⟨

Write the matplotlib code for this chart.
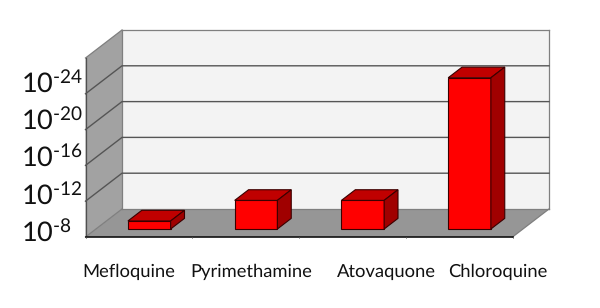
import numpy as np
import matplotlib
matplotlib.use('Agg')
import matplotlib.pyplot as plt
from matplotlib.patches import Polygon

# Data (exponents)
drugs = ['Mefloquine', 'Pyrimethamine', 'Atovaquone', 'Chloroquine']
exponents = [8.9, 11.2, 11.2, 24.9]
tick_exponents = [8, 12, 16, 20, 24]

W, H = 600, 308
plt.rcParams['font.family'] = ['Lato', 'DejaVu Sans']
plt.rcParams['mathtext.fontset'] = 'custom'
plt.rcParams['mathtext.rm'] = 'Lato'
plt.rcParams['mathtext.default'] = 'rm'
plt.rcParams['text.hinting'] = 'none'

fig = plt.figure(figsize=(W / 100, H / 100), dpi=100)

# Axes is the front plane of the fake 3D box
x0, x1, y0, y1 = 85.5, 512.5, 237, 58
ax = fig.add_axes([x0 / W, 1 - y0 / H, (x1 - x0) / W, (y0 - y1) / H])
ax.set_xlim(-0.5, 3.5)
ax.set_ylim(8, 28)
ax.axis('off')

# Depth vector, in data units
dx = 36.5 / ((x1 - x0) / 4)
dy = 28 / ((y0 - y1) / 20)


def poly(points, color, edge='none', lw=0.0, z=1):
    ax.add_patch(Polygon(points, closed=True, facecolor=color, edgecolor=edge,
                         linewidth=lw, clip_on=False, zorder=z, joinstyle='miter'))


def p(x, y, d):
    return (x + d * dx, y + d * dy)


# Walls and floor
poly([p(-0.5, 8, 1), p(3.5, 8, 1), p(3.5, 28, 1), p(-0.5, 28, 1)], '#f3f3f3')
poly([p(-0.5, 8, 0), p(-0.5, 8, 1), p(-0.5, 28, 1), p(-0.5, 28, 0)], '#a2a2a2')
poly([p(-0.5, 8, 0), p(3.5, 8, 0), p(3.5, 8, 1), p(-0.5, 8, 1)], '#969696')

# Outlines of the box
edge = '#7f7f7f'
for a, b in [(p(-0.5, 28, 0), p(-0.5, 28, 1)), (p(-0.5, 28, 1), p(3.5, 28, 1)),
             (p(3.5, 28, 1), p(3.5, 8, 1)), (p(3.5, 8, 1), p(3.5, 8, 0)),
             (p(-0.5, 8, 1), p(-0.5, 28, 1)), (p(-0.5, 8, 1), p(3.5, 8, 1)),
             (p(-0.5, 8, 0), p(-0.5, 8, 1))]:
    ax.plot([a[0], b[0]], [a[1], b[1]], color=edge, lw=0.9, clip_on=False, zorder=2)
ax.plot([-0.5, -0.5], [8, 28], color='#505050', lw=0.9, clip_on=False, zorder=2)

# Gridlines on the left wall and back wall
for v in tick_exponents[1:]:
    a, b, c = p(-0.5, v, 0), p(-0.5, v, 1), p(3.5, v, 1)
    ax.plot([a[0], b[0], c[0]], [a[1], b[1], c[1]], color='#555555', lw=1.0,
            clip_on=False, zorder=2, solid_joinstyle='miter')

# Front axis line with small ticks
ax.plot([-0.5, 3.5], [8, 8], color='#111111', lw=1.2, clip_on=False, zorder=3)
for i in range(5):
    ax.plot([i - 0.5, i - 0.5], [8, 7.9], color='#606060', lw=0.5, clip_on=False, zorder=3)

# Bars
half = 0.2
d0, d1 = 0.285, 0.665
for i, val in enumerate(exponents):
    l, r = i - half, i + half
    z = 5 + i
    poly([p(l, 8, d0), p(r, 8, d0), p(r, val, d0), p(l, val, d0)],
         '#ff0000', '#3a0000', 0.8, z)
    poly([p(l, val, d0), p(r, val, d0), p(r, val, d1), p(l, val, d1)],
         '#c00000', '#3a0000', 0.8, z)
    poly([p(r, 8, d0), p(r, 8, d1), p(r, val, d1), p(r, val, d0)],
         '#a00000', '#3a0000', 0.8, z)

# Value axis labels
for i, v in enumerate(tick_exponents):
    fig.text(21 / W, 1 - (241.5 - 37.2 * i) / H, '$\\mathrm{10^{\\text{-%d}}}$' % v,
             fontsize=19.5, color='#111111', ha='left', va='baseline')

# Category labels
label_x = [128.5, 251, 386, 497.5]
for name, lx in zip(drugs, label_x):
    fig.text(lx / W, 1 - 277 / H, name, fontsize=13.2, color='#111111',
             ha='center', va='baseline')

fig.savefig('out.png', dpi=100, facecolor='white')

⟩

Exercise task - Restate the data above word for word. Do not include the images.

Answer for the task -
Write the matplotlib code for this chart.
import numpy as np
import matplotlib
matplotlib.use('Agg')
import matplotlib.pyplot as plt
from matplotlib.patches import Polygon

# Data (exponents)
drugs = ['Mefloquine', 'Pyrimethamine', 'Atovaquone', 'Chloroquine']
exponents = [8.9, 11.2, 11.2, 24.9]
tick_exponents = [8, 12, 16, 20, 24]

W, H = 600, 308
plt.rcParams['font.family'] = ['Lato', 'DejaVu Sans']
plt.rcParams['mathtext.fontset'] = 'custom'
plt.rcParams['mathtext.rm'] = 'Lato'
plt.rcParams['mathtext.default'] = 'rm'
plt.rcParams['text.hinting'] = 'none'

fig = plt.figure(figsize=(W / 100, H / 100), dpi=100)

# Axes is the front plane of the fake 3D box
x0, x1, y0, y1 = 85.5, 512.5, 237, 58
ax = fig.add_axes([x0 / W, 1 - y0 / H, (x1 - x0) / W, (y0 - y1) / H])
ax.set_xlim(-0.5, 3.5)
ax.set_ylim(8, 28)
ax.axis('off')

# Depth vector, in data units
dx = 36.5 / ((x1 - x0) / 4)
dy = 28 / ((y0 - y1) / 20)


def poly(points, color, edge='none', lw=0.0, z=1):
    ax.add_patch(Polygon(points, closed=True, facecolor=color, edgecolor=edge,
                         linewidth=lw, clip_on=False, zorder=z, joinstyle='miter'))


def p(x, y, d):
    return (x + d * dx, y + d * dy)


# Walls and floor
poly([p(-0.5, 8, 1), p(3.5, 8, 1), p(3.5, 28, 1), p(-0.5, 28, 1)], '#f3f3f3')
poly([p(-0.5, 8, 0), p(-0.5, 8, 1), p(-0.5, 28, 1), p(-0.5, 28, 0)], '#a2a2a2')
poly([p(-0.5, 8, 0), p(3.5, 8, 0), p(3.5, 8, 1), p(-0.5, 8, 1)], '#969696')

# Outlines of the box
edge = '#7f7f7f'
for a, b in [(p(-0.5, 28, 0), p(-0.5, 28, 1)), (p(-0.5, 28, 1), p(3.5, 28, 1)),
             (p(3.5, 28, 1), p(3.5, 8, 1)), (p(3.5, 8, 1), p(3.5, 8, 0)),
             (p(-0.5, 8, 1), p(-0.5, 28, 1)), (p(-0.5, 8, 1), p(3.5, 8, 1)),
             (p(-0.5, 8, 0), p(-0.5, 8, 1))]:
    ax.plot([a[0], b[0]], [a[1], b[1]], color=edge, lw=0.9, clip_on=False, zorder=2)
ax.plot([-0.5, -0.5], [8, 28], color='#505050', lw=0.9, clip_on=False, zorder=2)

# Gridlines on the left wall and back wall
for v in tick_exponents[1:]:
    a, b, c = p(-0.5, v, 0), p(-0.5, v, 1), p(3.5, v, 1)
    ax.plot([a[0], b[0], c[0]], [a[1], b[1], c[1]], color='#555555', lw=1.0,
            clip_on=False, zorder=2, solid_joinstyle='miter')

# Front axis line with small ticks
ax.plot([-0.5, 3.5], [8, 8], color='#111111', lw=1.2, clip_on=False, zorder=3)
for i in range(5):
    ax.plot([i - 0.5, i - 0.5], [8, 7.9], color='#606060', lw=0.5, clip_on=False, zorder=3)

# Bars
half = 0.2
d0, d1 = 0.285, 0.665
for i, val in enumerate(exponents):
    l, r = i - half, i + half
    z = 5 + i
    poly([p(l, 8, d0), p(r, 8, d0), p(r, val, d0), p(l, val, d0)],
         '#ff0000', '#3a0000', 0.8, z)
    poly([p(l, val, d0), p(r, val, d0), p(r, val, d1), p(l, val, d1)],
         '#c00000', '#3a0000', 0.8, z)
    poly([p(r, 8, d0), p(r, 8, d1), p(r, val, d1), p(r, val, d0)],
         '#a00000', '#3a0000', 0.8, z)

# Value axis labels
for i, v in enumerate(tick_exponents):
    fig.text(21 / W, 1 - (241.5 - 37.2 * i) / H, '$\\mathrm{10^{\\text{-%d}}}$' % v,
             fontsize=19.5, color='#111111', ha='left', va='baseline')

# Category labels
label_x = [128.5, 251, 386, 497.5]
for name, lx in zip(drugs, label_x):
    fig.text(lx / W, 1 - 277 / H, name, fontsize=13.2, color='#111111',
             ha='center', va='baseline')

fig.savefig('out.png', dpi=100, facecolor='white')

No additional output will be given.